Not Like the Others:
I’d like to acknowledge a completely different production from any other in 2018. Akropolis Performance Lab likes to choose work that they then put their own “spin” on and their production of Jean Genet’s The Maids showed exactly that difference. There were many spins put on this production, like having the maids be older and the mistress be very young, but the most striking spin of all was Zhenya Lavy’s playing Vexations by Erik Satie on the piano – over and over and over and over. It’s a short, but evocative and strange musical moment that changed the entire character of the play with its inclusion. They call themselves “art theater” and it is a special blend. 

Exciting New Work:
The last category is certainly not in any way “least”!! Seattle is blessed with plenty of writing talent and here is a list of eight great plays that had their world premieres here in 2018. Holly Arsenault had The Great Inconvenience produced at Annex Theatre. Rachel Atkins debuted her Family Matters with ReACT Theatre.
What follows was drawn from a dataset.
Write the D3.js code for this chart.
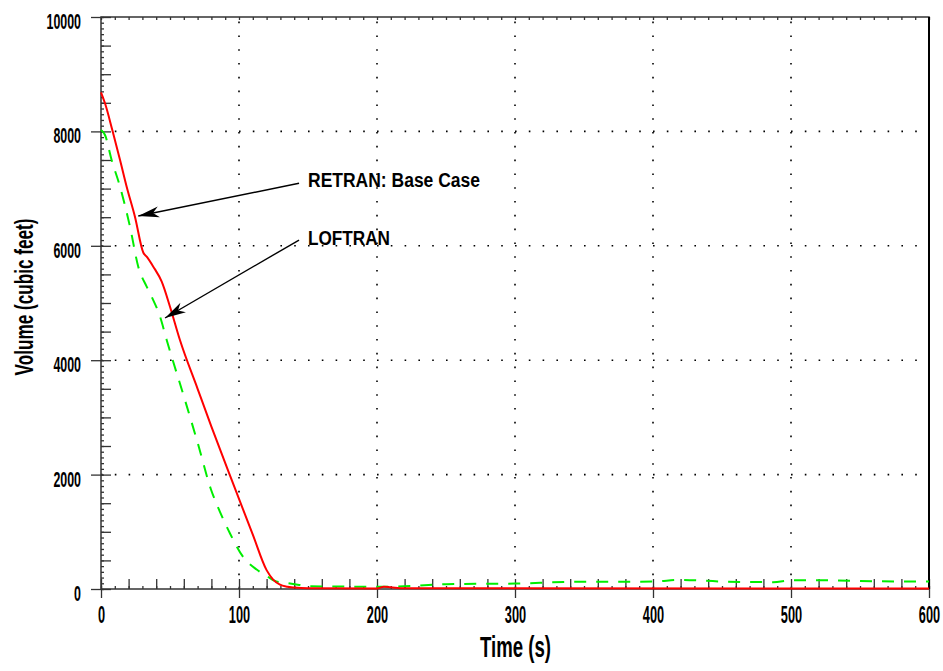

Christopher Dimond and Michael Kooman premiered The Noteworthy Life of Howard Barnes at Village Theatre. Nathan Kessler-Jeffrey wrote Don't Split the Party and produced it with Transparent Storytelling Group at the Slate Theater. Joy McCullough-Carranza found compatibility for Smoke and Dust with Macha Theatre Works. Lauren Yee brought The Great Leap to Seattle Repertory Theatre (who co-produced it with Denver Center for the Performing Arts Theatre Company. Y York had two new plays produced this year!  Framed was produced by Snowflake Avalanche and The Impossibility of Now was produced by Thalia's Umbrella! 
Thank you, All, for the gift of your talents to our town!